+ revert-memcg-cleanup-racy-sum-avoidance-code.patch added to mm-hotfixes-unstable branch

17 Aug 2022

The patch titled
     Subject: Revert "memcg: cleanup racy sum avoidance code"
has been added to the -mm mm-hotfixes-unstable branch.  Its filename is
     revert-memcg-cleanup-racy-sum-avoidance-code.patch
This patch will shortly appear at
     https://git.kernel.org/pub/scm/linux/kernel/git/akpm/25-new.git/tree/patches...
This patch will later appear in the mm-hotfixes-unstable branch at
    git://git.kernel.org/pub/scm/linux/kernel/git/akpm/mm
Before you just go and hit "reply", please:
   a) Consider who else should be cc'ed
   b) Prefer to cc a suitable mailing list as well
   c) Ideally: find the original patch on the mailing list and do a
      reply-to-all to that, adding suitable additional cc's
*** Remember to use Documentation/process/submit-checklist.rst when testing your code ***
The -mm tree is included into linux-next via the mm-everything
branch at git://git.kernel.org/pub/scm/linux/kernel/git/akpm/mm
and is updated there every 2-3 working days
------------------------------------------------------
From: Shakeel Butt shakeelb@google.com
Subject: Revert "memcg: cleanup racy sum avoidance code"

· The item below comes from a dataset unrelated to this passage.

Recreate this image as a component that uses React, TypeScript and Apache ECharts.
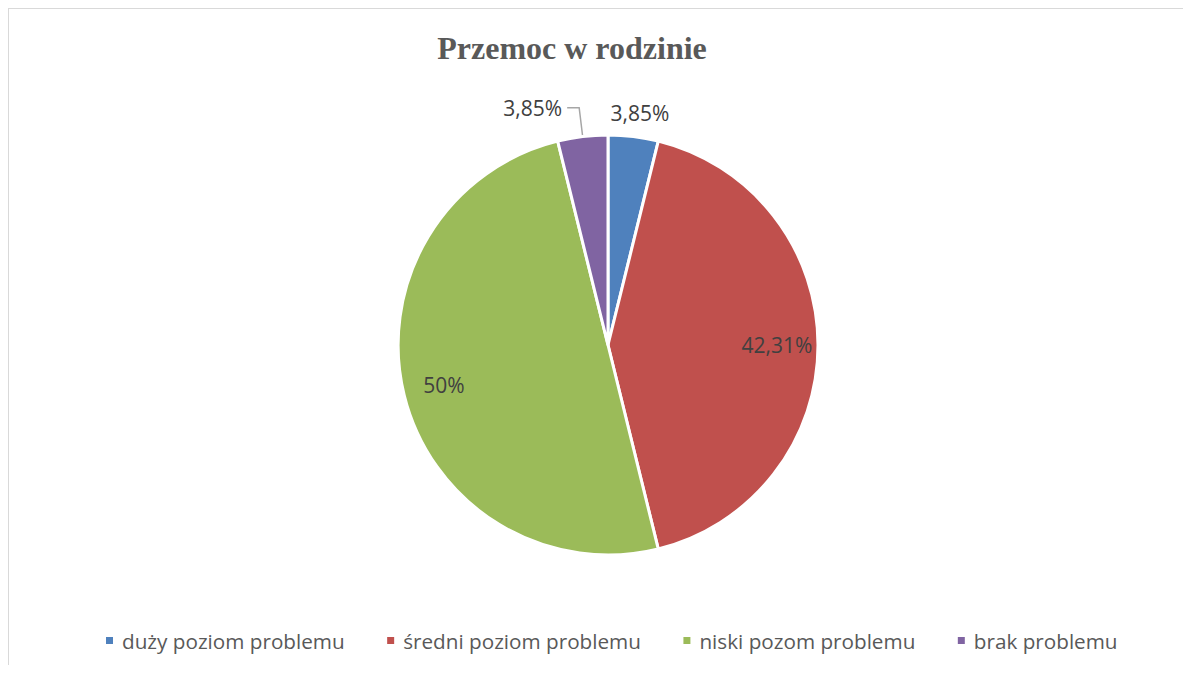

Date: Wed, 17 Aug 2022 17:21:39 +0000
This reverts commit 96e51ccf1af33e82f429a0d6baebba29c6448d0f.
Recently we started running the kernel with rstat infrastructure on
production traffic and begin to see negative memcg stats values. 
Particularly the 'sock' stat is the one which we observed having negative
value.
$ grep "sock " /mnt/memory/job/memory.stat
sock 253952
total_sock 18446744073708724224
Re-run after couple of seconds
$ grep "sock " /mnt/memory/job/memory.stat
sock 253952
total_sock 53248
For now we are only seeing this issue on large machines (256 CPUs) and
only with 'sock' stat.  I think the networking stack increase the stat on
one cpu and decrease it on another cpu much more often.  So, this negative
sock is due to rstat flusher flushing the stats on the CPU that has seen
the decrement of sock but missed the CPU that has increments.  A typical
race condition.
For easy stable backport, revert is the most simple solution.  For long
term solution, I am thinking of two directions.  First is just reduce the
race window by optimizing the rstat flusher.  Second is if the reader sees
a negative stat value, force flush and restart the stat collection. 
Basically retry but limited.
Link: https://lkml.kernel.org/r/20220817172139.3141101-1-shakeelb@google.com
Fixes: 96e51ccf1af33e8 ("memcg: cleanup racy sum avoidance code")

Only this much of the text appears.